3. All documents filed pursuant to this section must be legible, securely bound and on paper no larger than 8 1/2 inches by 11 inches.
(b) An application for registration by Qualification shall become effective with the Bureau when the Bureau so orders provided no order has been issued pursuant to 49:3-64.
(c) The Bureau may require that the registration by Qualification be subject to one or more of the following conditions.
i. A prospectus containing any designated part of the information specified in the Registration Statement be sent or given to each person to whom an offer is made before or concurrently with:
(1) The first written offer made to such person (otherwise than by means of a public advertisement) by or for the account of the issuer or any other person on whose behalf the offering is being made, or by an underwriter or broker-dealer who is offering part of an unsold allotment or subscription taken by him as a participant in the distribution;
(2) The confirmation of any sale made by or for the account of any such person;
(3) Payment pursuant to any such sale; or
(4) Delivery of the security pursuant to any such sale, whichever first occurs;
ii. That any security issued within the past three years or to be issued to a promoter for a consideration substantially different from the public offering price, or to any person for a consideration other than cash, be deposited in escrow. The Bureau may determine the terms and conditions of any escrow required hereunder but shall not reject a depository solely because of location in another state;
iii. That the proceeds from the sale of the registered security in this State be deposited in escrow until the issuer receives a specified amount from the sale of the security either in this State or elsewhere. The Bureau may determine the terms and conditions of any escrow required hereunder, but shall not reject a depository solely because of location in another State; and/or
iv. That any security registered by qualification be sold only on a specified form of subscription or sale contract, and that a signed or conformed copy of each contract be filed with the bureau or preserved for any period up to three years as specified by the Bureau.
(d) The following post effective requirements shall be complied with by applicant whose securities have been registered with the Bureau by Qualification:
1. Three copies of the final prospectus shall be filed with the Bureau no later than one business day after such prospectus was available or was distributed to the public whichever occurs first;
2. The registrant shall file a post-effective amendment with the Bureau whenever there occurs any material change in the information contained in the Registration Statement;
3. Post-effective amendments filed with the Bureau will become effective when the Bureau so orders; and
4. No offers or sales may be made or any prospectus distributed during the time the post effective amendment is pending.

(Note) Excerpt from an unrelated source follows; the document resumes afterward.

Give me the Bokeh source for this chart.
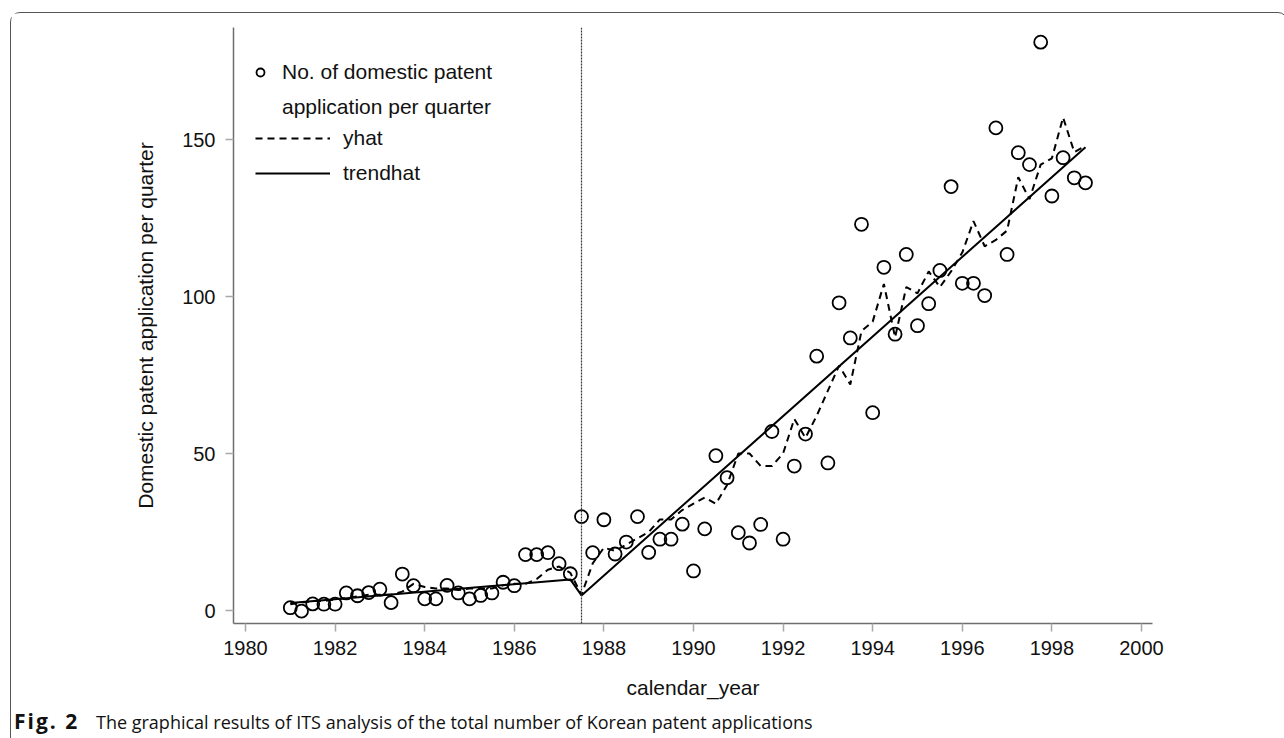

(e) An application for registration may be withdrawn prior to effectiveness only in the discretion of the Bureau Chief, pursuant to 49:3-62(g), provided that the Bureau has completed its review of the application and no action is contemplated under 49:3-64 or 69. The applicant may request withdrawal by stating the reason for such request, that none of the securities have been offered or sold in or from the State of New Jersey and that both the issuer and the underwriter concur in such request.
(f) Pursuant to N.J.S.A 49:3-62(g), a registration statement may not be withdrawn within one year of its effectiveness with the Bureau if any securities of the same class which was registered remain outstanding.
(g) A preliminary prospectus may be distributed after the filing with the Bureau of an application for registration by Qualification and before its effectiveness if such distribution is made for informational purposes only and provided such distribution also complies with Federal securities law. The telephone number of a broker-dealer or issuer may not be displayed prominently on the front cover or inside cover or back cover page of a prospectus or preliminary prospectus unless such broker-dealer or issuer has complied with the registration requirements of 49:3-47 et seq.
(h) Securities registered by Qualification may in the discretion of the Bureau be deregistered under any of the following conditions:
i. An exemption is or has become available pursuant to 49:3-50(a);
ii. The securities will not be sold; or
iii. For good cause shown.
(i) An application for registration by Qualification may be deemed by the Bureau to be abandoned under any of the following circumstances:
i. The applicant has not responded for more than 30 days to a request from the Bureau for information concerning the offering; or
ii. The application has been on file with the Bureau for more than 12 months and has been inactive for more than two months.
(j) Shelf registration may be pernnitted only in the discretion of the Bureau. Generally, shelf registrations will not be permitted unless the securities have been registered with the Securities and Exchange Commission. In the case of "shelf" registrations, the initial filing with the Bureau shall cover the first takedown. Subsequent takedowns may be registered by filing Form U-1, Uniform Application to Register Securities, together with any supplements or amendments to the registration statement, and a filing fee in the amount of $ 5,000 for each registration statement filed with the Bureau. The subsequent filing will be expedited, provided the filing makes a clear reference to the original shelf filing by giving the name of the issuer, the securities registered, the New Jersey registration number, and the effective date of the prior registration. Subsequent takedowns which comply with the foregoing shall become effective upon notice by the filing of a supplement or an amendment to the registration statement.